Japanese City Pop, an AOR/Disco/Funk/Jazz fusion genre that beamed out of the car stereos of inner-city Japan throughout the ’80s, existed as the soundtrack to the dream-like, optimistic state that the country was enjoying due to the ‘Japanese asset price bubble’- an economic euphoria for Japan existent thanks to its worldwide technological exports throughout the 1970s.
The swinging beats and soft jazzy soundscapes of City Pop set the tone for an interim that although wasn’t to last, existed as a fantastical dream world for a time.
A decade of innovation and forward-thinking that was sonically reconstructed within a reconstituted easy listening genre narrating a hopeful and laid-back ideology set in place by financial security from a surge in advanced Japanese progression.
With its domination of the gaming industry as well inventions like the pocket radio and Walkman having gone global, the highly advanced electronics industry of 1970s Japan had given the next generation a booming economy, allowing them a living standard that most agreed was the best in the world at the time.
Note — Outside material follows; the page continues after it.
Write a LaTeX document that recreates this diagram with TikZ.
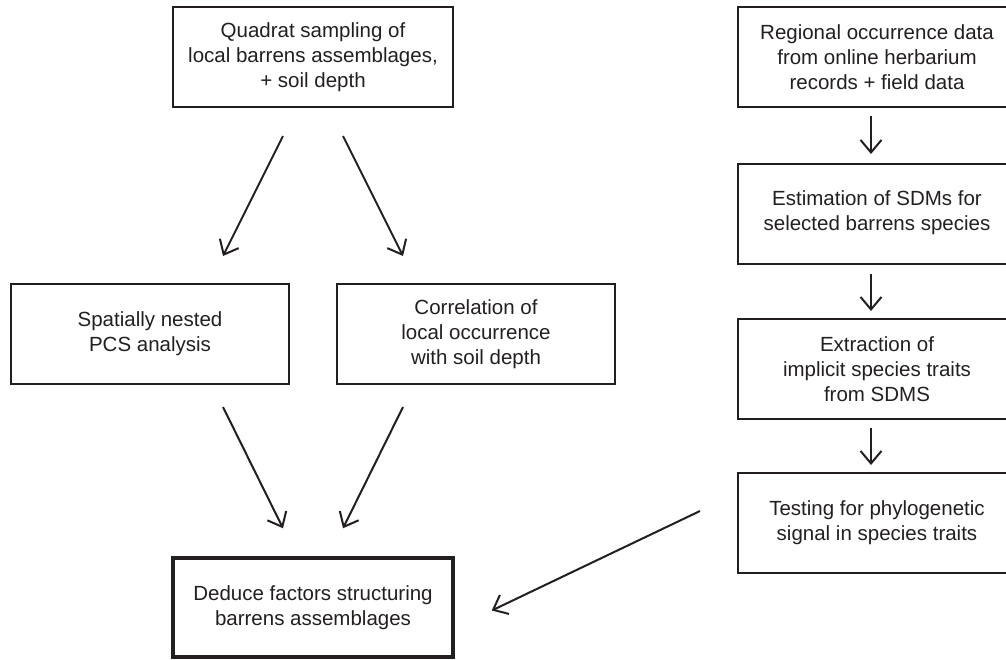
\documentclass[tikz,border=0pt]{standalone}
\usepackage{fontspec}
\setmainfont{Liberation Sans}
\usetikzlibrary{arrows.meta,calc}
\definecolor{ink}{HTML}{231F20}
\tikzset{
  box/.style={draw=ink, line width=2pt, minimum width=278pt, minimum height=100pt,
    inner sep=0pt, align=center, text=ink, font=\fontsize{20.5}{25}\selectfont},
  thickbox/.style={box, line width=3.5pt},
  arr/.style={draw=ink, line width=2pt, -{Straight Barb[length=12.5pt,width=21pt,line width=2pt]}},
}
\begin{document}
\begin{tikzpicture}[x=1pt,y=-1pt]
\useasboundingbox (0,0) rectangle (1006,659);
\clip (0,0) rectangle (1006,659);
\node[box, minimum width=280pt] (A) at (313,57) {Quadrat sampling of\\local barrens assemblages,\\+ soil depth};
\node[box] (B) at (150,334) {Spatially nested\\PCS analysis};
\node[box] (C) at (476,334) {Correlation of\\local occurrence\\with soil depth};
\node[thickbox, minimum width=280pt, minimum height=99pt] (D) at (313,607.5) {Deduce factors structuring\\barrens assemblages};
\node[box] (R1) at (877,57) {Regional occurrence data\\from online herbarium\\records + field data};
\node[box, text depth=6pt] (R2) at (877,214) {Estimation of SDMs for\\selected barrens species};
\node[box] (R3) at (877,369) {Extraction of\\implicit species traits\\from SDMS};
\node[box] (R4) at (877,523) {Testing for phylogenetic\\signal in species traits};
\draw[arr] ($(A.south)+(-30,28)$) -- ($(B.north)+(73,-27)$);
\draw[arr] ($(A.south)+(30,28)$) -- ($(C.north)+(-73,-27)$);
\draw[arr] ($(B.south)+(73,22)$) -- ($(D.north)+(-30,-28)$);
\draw[arr] ($(C.south)+(-73,22)$) -- ($(D.north)+(30,-28)$);
\draw[arr] ($(R1.south)+(-6,8)$) -- ($(R2.north)+(-6,-9)$);
\draw[arr] ($(R2.south)+(-6,9)$) -- ($(R3.north)+(-6,-7)$);
\draw[arr] ($(R3.south)+(-6,8)$) -- ($(R4.north)+(-6,-7)$);
\draw[arr] ($(R4.west)+(-37,-12)$) -- ($(D.east)+(37,3)$);
\end{tikzpicture}
\end{document}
During this period, artists like Takako Mamiya (間宮貴子), Miki Matsubara (真夜中のドア), and Taeko Ōnuki (大貫妙子) began creating music that reflected the prosperous cosmopolitan haven that the next generation was currently enjoying thanks to the studiousness of their predecessors. The technical revolution and its lucrative earnings had inspired an ethereal musical discourse of a ‘problem-free’ Japan that was, for the time being, an economically untouchable entity.
The spread of the in-car stereo system during the 1980’s had particularly given City Pop a prominent social platform.
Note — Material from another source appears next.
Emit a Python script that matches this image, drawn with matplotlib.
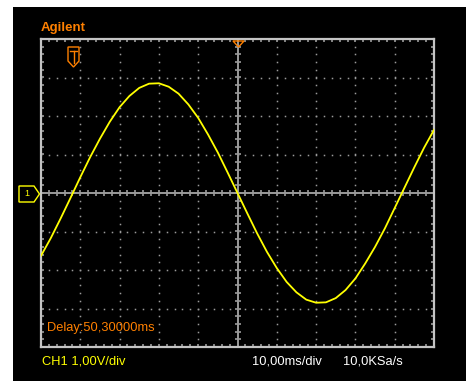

As it was perfect drive-music for nighttime cruising through an eastern urban paradise of technicolor lights, blurring and merging together with the car motions as one gazes out at a view of mesmerizing capitalist billboard art, romanticizing the very unromantic corporate conglomerate culture that had created this dream world of ephemeral promise.
By amalgamating features of various ‘easy listening’ like genres, City Pop oozed a surreal kind of jovialness. Reflecting a serene carefree state, maintaining a narrative of intense future optimism that a child of the ‘Japanese bubble’ may experience when gazing into the hypnotic neon billboards which crowned the futuristic towering skyscrapers of 1980s Tokyo.
A perfect movie scene where one may play Hiromi Iwasakis (岩崎宏美) “Street Dancer” and allow her hypnotic swinging vocals that dance to a mellow funk backdrop to visually manifest a youthful dream born of a moment of in time where wild ambition meets a very euphoric calm.
Whilst ideologically simple and definite, City Pop was an eclectic genre in the construct as its songs could be based upon devices from various western genres of the past.
Things like Swing horns, 4-to-the-floor Disco beats, complex Jazz melodies, Funk syncopations, and string sections could be combined in a number of ways usually with a soft female vocal educing a vivid and mesmerizing vision of the modern paradise that had almost doubled the value of the Yen and created a national adoration of Capitalism.
Money can’t buy you happiness- true, but the monetary surge of 80’s Japan had created a soundtrack visualizing a surreal world where one would think that it does. A trouble-free dwelling for a time, painted by soft sonic sound waves that you can almost hear whispering to you ‘everything is fine and dandy.
Despite fragmentizing western musical styles and stitching them into one, City Pop was a musical style distantly ‘made in Japan’ reflecting the collective consciousness of the hopeful city dwellers looking forward to a continually innovative future.
Unfortunately like all good things must, City Pop, which was of course very much married to Japan’s momentarily thriving economy, came to an end.
The genre faded away with the financial crash of 90s leading to what was known as ‘the lost decade’, a place where City Pop’s dreamy and unwavering optimism had no place. The youth of this new generation was met with a very different ideological world and of course, had no basis to relate to the now obsolete music of their parents’ financially trouble-free youth.
The modernism of the 80s Japan very quickly became the postmodernism of its journey into the ’90s and as the capitalist dream became a memory its soundtrack followed and became the relic of a decade remembered for its now burned-out ambition; the ‘bubble’ had burst and Japan had awakened from its decade long dream into a less care-free reality.
City Pop now inhabits the ‘quirky’ side of the internet amongst a dwelling of alternative genres.
Especially finding a home amongst the eclectic Vaporwave mixes of current on places like YouTube and Soundcloud, a perfect placing as it matches Vaporwave’s atmosphere of nostalgia created through an ironic means of commercial and capitalistic reflections, giving a once displaced genre it a new lease of life.
Now a memory trigger of a dream that was not to last, City Pop exists as an online obscurity however a vivid time reference encompassing a narrative of an entire zeitgeist, reflecting a prominent moment in time waiting to be discovered by those willing to venture deep enough into the alternative realm of the internet and experience the intense atmosphere of Japan’s doomed capitalist romance through a second-hand nostalgia that will transport you to a place of neon colored commercial dreams.
“お金は永続性の木に成長します。”
“Money grows on the tree of persistence.”